= Dataset extract =
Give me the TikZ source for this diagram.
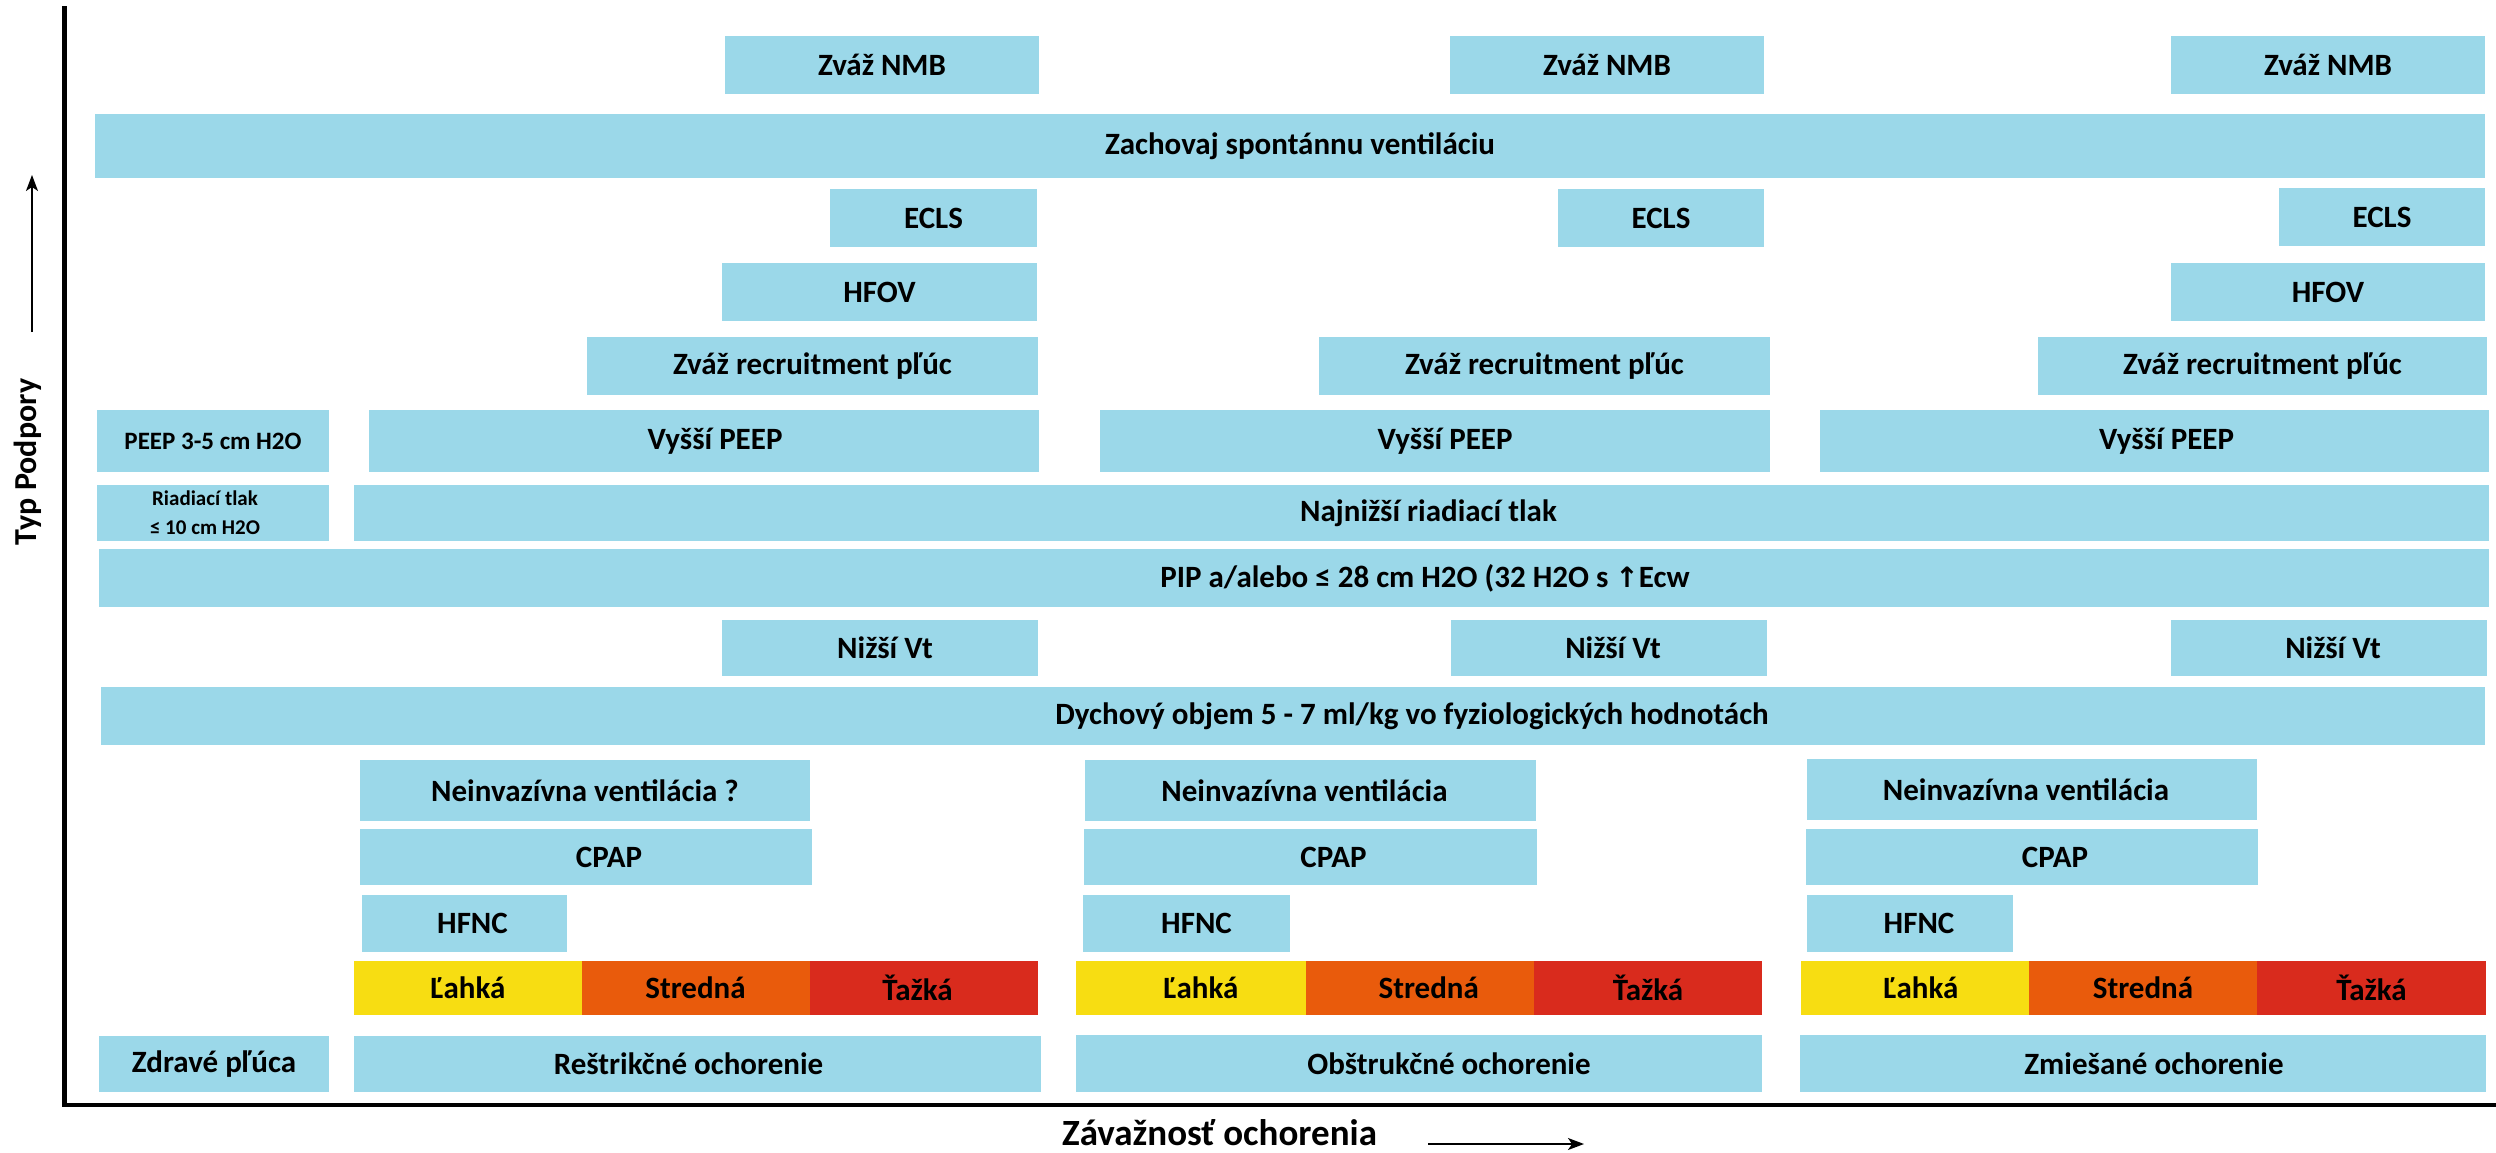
\documentclass[tikz,border=0pt]{standalone}
\usepackage{fontspec}
\setmainfont{Carlito}
\newfontfamily\symfnt{DejaVu Sans}
\usetikzlibrary{arrows.meta}
\definecolor{boxblue}{RGB}{155,216,233}
\definecolor{sevyellow}{RGB}{247,221,18}
\definecolor{sevorange}{RGB}{233,91,12}
\definecolor{sevred}{RGB}{217,43,29}
\tikzset{
  boxbase/.style={draw=none, inner sep=0pt, outer sep=0pt},
  lbl/.style={font=\fontsize{31}{36}\selectfont\bfseries, inner sep=0pt, text=black},
  axisline/.style={line width=4.5pt, line join=miter, line cap=rect},
  axarrow/.style={line width=1.4pt, -{Stealth[length=16pt,width=12pt,inset=4pt]}},
}
% #1 xshift, #2 name, #3 colour, #4 x1, #5 y1, #6 x2, #7 y2, #8 text
\newcommand\mybox[8][0]{%
  \node[boxbase, fill=#3, minimum width={(#6)-(#4)}, minimum height={(#7)-(#5)}] (#2) at ({((#4)+(#6))/2},{((#5)+(#7))/2}) {};
  \node[lbl, xshift=#1] (#2-t) at (#2.center) {#8};
}
\begin{document}
\begin{tikzpicture}[x=1pt,y=-1pt]
\useasboundingbox (0,0) rectangle (2496,1153);
\fill[white] (0,0) rectangle (2496,1153);

% Zvaz NMB
\mybox{nmb1}{boxblue}{725}{36}{1039}{94}{Zváž NMB}
\mybox{nmb2}{boxblue}{1450}{36}{1764}{94}{Zváž NMB}
\mybox{nmb3}{boxblue}{2171}{36}{2485}{94}{Zváž NMB}
% Zachovaj
\mybox[10]{zach}{boxblue}{95}{114}{2485}{178}{Zachovaj spontánnu ventiláciu}
% ECLS
\mybox{ecls1}{boxblue}{830}{189}{1037}{247}{ECLS}
\mybox{ecls2}{boxblue}{1558}{189}{1764}{247}{ECLS}
\mybox{ecls3}{boxblue}{2279}{188}{2485}{246}{ECLS}
% HFOV
\mybox{hfov1}{boxblue}{722}{263}{1037}{321}{HFOV}
\mybox{hfov3}{boxblue}{2171}{263}{2485}{321}{HFOV}
% recruitment
\mybox{rec1}{boxblue}{587}{337}{1038}{395}{Zváž recruitment pľúc}
\mybox{rec2}{boxblue}{1319}{337}{1770}{395}{Zváž recruitment pľúc}
\mybox{rec3}{boxblue}{2038}{337}{2487}{395}{Zváž recruitment pľúc}
% PEEP row
\node[boxbase, fill=boxblue, minimum width=232pt, minimum height=62pt] (peep0) at (213,441) {};
\node[lbl, font=\fontsize{25}{30}\selectfont\bfseries] (peep0-t) at (peep0.center) {PEEP 3-5 cm H2O};
\mybox[11]{peep1}{boxblue}{369}{410}{1039}{472}{Vyšší PEEP}
\mybox[10]{peep2}{boxblue}{1100}{410}{1770}{472}{Vyšší PEEP}
\mybox[12]{peep3}{boxblue}{1820}{410}{2489}{472}{Vyšší PEEP}
% Riadiaci tlak row
\node[boxbase, fill=boxblue, minimum width=232pt, minimum height=56pt] (riad) at (213,513) {};
\node[lbl, font=\fontsize{21}{29}\selectfont\bfseries, align=center, xshift=-8pt] (riad-t) at (riad.center) {Riadiací tlak\\≤ 10 cm H2O};
\mybox[7]{najn}{boxblue}{354}{485}{2489}{541}{Najnižší riadiací tlak}
% PIP
\mybox[131]{pip}{boxblue}{99}{549}{2489}{607}{PIP a/alebo ≤ 28 cm H2O (32 H2O s {\symfnt\fontsize{28}{32}\selectfont ↑}Ecw}
% Nizsi Vt
\mybox[5]{vt1}{boxblue}{722}{620}{1038}{676}{Nižší Vt}
\mybox[4]{vt2}{boxblue}{1451}{620}{1767}{676}{Nižší Vt}
\mybox[4]{vt3}{boxblue}{2171}{620}{2487}{676}{Nižší Vt}
% Dychovy objem
\mybox[119]{dych}{boxblue}{101}{687}{2485}{745}{Dychový objem 5 - 7 ml/kg vo fyziologických hodnotách}
% Neinvazivna
\mybox{ni1}{boxblue}{360}{760}{810}{821}{Neinvazívna ventilácia ?}
\mybox[-6]{ni2}{boxblue}{1085}{760}{1536}{821}{Neinvazívna ventilácia}
\mybox[-6]{ni3}{boxblue}{1807}{759}{2257}{820}{Neinvazívna ventilácia}
% CPAP
\mybox[23]{cp1}{boxblue}{360}{829}{812}{885}{CPAP}
\mybox[23]{cp2}{boxblue}{1084}{829}{1537}{885}{CPAP}
\mybox[23]{cp3}{boxblue}{1806}{829}{2258}{885}{CPAP}
% HFNC
\mybox[8]{hf1}{boxblue}{362}{895}{567}{952}{HFNC}
\mybox[10]{hf2}{boxblue}{1083}{895}{1290}{952}{HFNC}
\mybox[9]{hf3}{boxblue}{1807}{895}{2013}{952}{HFNC}
% Severity
\mybox{l1}{sevyellow}{354}{961}{581.5}{1015}{Ľahká}
\mybox{m1}{sevorange}{581.5}{961}{809.5}{1015}{Stredná}
\mybox[-6]{h1}{sevred}{809.5}{961}{1037.5}{1015}{Ťažká}
\mybox[10]{l2}{sevyellow}{1076}{961}{1305.5}{1015}{Ľahká}
\mybox[9]{m2}{sevorange}{1305.5}{961}{1534}{1015}{Stredná}
\mybox{h2}{sevred}{1534}{961}{1762}{1015}{Ťažká}
\mybox[6]{l3}{sevyellow}{1800.5}{961}{2029}{1015}{Ľahká}
\mybox{m3}{sevorange}{2029}{961}{2257}{1015}{Stredná}
\mybox{h3}{sevred}{2257}{961}{2486}{1015}{Ťažká}
% Disease
\mybox{zdr}{boxblue}{99}{1036}{329}{1092}{Zdravé pľúca}
\mybox[-9]{res}{boxblue}{354}{1036}{1041}{1092}{Reštrikčné ochorenie}
\mybox[30]{obs}{boxblue}{1076}{1035}{1762}{1092}{Obštrukčné ochorenie}
\mybox[11]{zmi}{boxblue}{1800}{1035}{2486}{1092}{Zmiešané ochorenie}

% Axes
\coordinate (ytop) at (64.5,8);
\coordinate (orig) at (64.5,1105);
\coordinate (xend) at (2496,1105);
\draw[axisline] (ytop) -- (orig) -- (xend);

% Axis labels and arrows
\node[lbl, font=\fontsize{32}{36}\selectfont\bfseries, rotate=90, anchor=base] (ylab) at (36,462) {Typ Podpory};
\coordinate (ya1) at (32,332);
\coordinate (ya2) at (32,175);
\draw[axarrow] (ya1) -- (ya2);
\node[lbl, font=\fontsize{37}{42}\selectfont\bfseries, anchor=base west] (xlab) at (1062,1145) {Závažnosť ochorenia};
\coordinate (xa1) at (1428,1144);
\coordinate (xa2) at (1584,1144);
\draw[axarrow] (xa1) -- (xa2);
\end{tikzpicture}
\end{document}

= Exercise task =
Restate the whole listing above exactly, please, omitting every image.

= Answer to this task =
Give me the TikZ source for this diagram.
\documentclass[tikz,border=0pt]{standalone}
\usepackage{fontspec}
\setmainfont{Carlito}
\newfontfamily\symfnt{DejaVu Sans}
\usetikzlibrary{arrows.meta}
\definecolor{boxblue}{RGB}{155,216,233}
\definecolor{sevyellow}{RGB}{247,221,18}
\definecolor{sevorange}{RGB}{233,91,12}
\definecolor{sevred}{RGB}{217,43,29}
\tikzset{
  boxbase/.style={draw=none, inner sep=0pt, outer sep=0pt},
  lbl/.style={font=\fontsize{31}{36}\selectfont\bfseries, inner sep=0pt, text=black},
  axisline/.style={line width=4.5pt, line join=miter, line cap=rect},
  axarrow/.style={line width=1.4pt, -{Stealth[length=16pt,width=12pt,inset=4pt]}},
}
% #1 xshift, #2 name, #3 colour, #4 x1, #5 y1, #6 x2, #7 y2, #8 text
\newcommand\mybox[8][0]{%
  \node[boxbase, fill=#3, minimum width={(#6)-(#4)}, minimum height={(#7)-(#5)}] (#2) at ({((#4)+(#6))/2},{((#5)+(#7))/2}) {};
  \node[lbl, xshift=#1] (#2-t) at (#2.center) {#8};
}
\begin{document}
\begin{tikzpicture}[x=1pt,y=-1pt]
\useasboundingbox (0,0) rectangle (2496,1153);
\fill[white] (0,0) rectangle (2496,1153);

% Zvaz NMB
\mybox{nmb1}{boxblue}{725}{36}{1039}{94}{Zváž NMB}
\mybox{nmb2}{boxblue}{1450}{36}{1764}{94}{Zváž NMB}
\mybox{nmb3}{boxblue}{2171}{36}{2485}{94}{Zváž NMB}
% Zachovaj
\mybox[10]{zach}{boxblue}{95}{114}{2485}{178}{Zachovaj spontánnu ventiláciu}
% ECLS
\mybox{ecls1}{boxblue}{830}{189}{1037}{247}{ECLS}
\mybox{ecls2}{boxblue}{1558}{189}{1764}{247}{ECLS}
\mybox{ecls3}{boxblue}{2279}{188}{2485}{246}{ECLS}
% HFOV
\mybox{hfov1}{boxblue}{722}{263}{1037}{321}{HFOV}
\mybox{hfov3}{boxblue}{2171}{263}{2485}{321}{HFOV}
% recruitment
\mybox{rec1}{boxblue}{587}{337}{1038}{395}{Zváž recruitment pľúc}
\mybox{rec2}{boxblue}{1319}{337}{1770}{395}{Zváž recruitment pľúc}
\mybox{rec3}{boxblue}{2038}{337}{2487}{395}{Zváž recruitment pľúc}
% PEEP row
\node[boxbase, fill=boxblue, minimum width=232pt, minimum height=62pt] (peep0) at (213,441) {};
\node[lbl, font=\fontsize{25}{30}\selectfont\bfseries] (peep0-t) at (peep0.center) {PEEP 3-5 cm H2O};
\mybox[11]{peep1}{boxblue}{369}{410}{1039}{472}{Vyšší PEEP}
\mybox[10]{peep2}{boxblue}{1100}{410}{1770}{472}{Vyšší PEEP}
\mybox[12]{peep3}{boxblue}{1820}{410}{2489}{472}{Vyšší PEEP}
% Riadiaci tlak row
\node[boxbase, fill=boxblue, minimum width=232pt, minimum height=56pt] (riad) at (213,513) {};
\node[lbl, font=\fontsize{21}{29}\selectfont\bfseries, align=center, xshift=-8pt] (riad-t) at (riad.center) {Riadiací tlak\\≤ 10 cm H2O};
\mybox[7]{najn}{boxblue}{354}{485}{2489}{541}{Najnižší riadiací tlak}
% PIP
\mybox[131]{pip}{boxblue}{99}{549}{2489}{607}{PIP a/alebo ≤ 28 cm H2O (32 H2O s {\symfnt\fontsize{28}{32}\selectfont ↑}Ecw}
% Nizsi Vt
\mybox[5]{vt1}{boxblue}{722}{620}{1038}{676}{Nižší Vt}
\mybox[4]{vt2}{boxblue}{1451}{620}{1767}{676}{Nižší Vt}
\mybox[4]{vt3}{boxblue}{2171}{620}{2487}{676}{Nižší Vt}
% Dychovy objem
\mybox[119]{dych}{boxblue}{101}{687}{2485}{745}{Dychový objem 5 - 7 ml/kg vo fyziologických hodnotách}
% Neinvazivna
\mybox{ni1}{boxblue}{360}{760}{810}{821}{Neinvazívna ventilácia ?}
\mybox[-6]{ni2}{boxblue}{1085}{760}{1536}{821}{Neinvazívna ventilácia}
\mybox[-6]{ni3}{boxblue}{1807}{759}{2257}{820}{Neinvazívna ventilácia}
% CPAP
\mybox[23]{cp1}{boxblue}{360}{829}{812}{885}{CPAP}
\mybox[23]{cp2}{boxblue}{1084}{829}{1537}{885}{CPAP}
\mybox[23]{cp3}{boxblue}{1806}{829}{2258}{885}{CPAP}
% HFNC
\mybox[8]{hf1}{boxblue}{362}{895}{567}{952}{HFNC}
\mybox[10]{hf2}{boxblue}{1083}{895}{1290}{952}{HFNC}
\mybox[9]{hf3}{boxblue}{1807}{895}{2013}{952}{HFNC}
% Severity
\mybox{l1}{sevyellow}{354}{961}{581.5}{1015}{Ľahká}
\mybox{m1}{sevorange}{581.5}{961}{809.5}{1015}{Stredná}
\mybox[-6]{h1}{sevred}{809.5}{961}{1037.5}{1015}{Ťažká}
\mybox[10]{l2}{sevyellow}{1076}{961}{1305.5}{1015}{Ľahká}
\mybox[9]{m2}{sevorange}{1305.5}{961}{1534}{1015}{Stredná}
\mybox{h2}{sevred}{1534}{961}{1762}{1015}{Ťažká}
\mybox[6]{l3}{sevyellow}{1800.5}{961}{2029}{1015}{Ľahká}
\mybox{m3}{sevorange}{2029}{961}{2257}{1015}{Stredná}
\mybox{h3}{sevred}{2257}{961}{2486}{1015}{Ťažká}
% Disease
\mybox{zdr}{boxblue}{99}{1036}{329}{1092}{Zdravé pľúca}
\mybox[-9]{res}{boxblue}{354}{1036}{1041}{1092}{Reštrikčné ochorenie}
\mybox[30]{obs}{boxblue}{1076}{1035}{1762}{1092}{Obštrukčné ochorenie}
\mybox[11]{zmi}{boxblue}{1800}{1035}{2486}{1092}{Zmiešané ochorenie}

% Axes
\coordinate (ytop) at (64.5,8);
\coordinate (orig) at (64.5,1105);
\coordinate (xend) at (2496,1105);
\draw[axisline] (ytop) -- (orig) -- (xend);

% Axis labels and arrows
\node[lbl, font=\fontsize{32}{36}\selectfont\bfseries, rotate=90, anchor=base] (ylab) at (36,462) {Typ Podpory};
\coordinate (ya1) at (32,332);
\coordinate (ya2) at (32,175);
\draw[axarrow] (ya1) -- (ya2);
\node[lbl, font=\fontsize{37}{42}\selectfont\bfseries, anchor=base west] (xlab) at (1062,1145) {Závažnosť ochorenia};
\coordinate (xa1) at (1428,1144);
\coordinate (xa2) at (1584,1144);
\draw[axarrow] (xa1) -- (xa2);
\end{tikzpicture}
\end{document}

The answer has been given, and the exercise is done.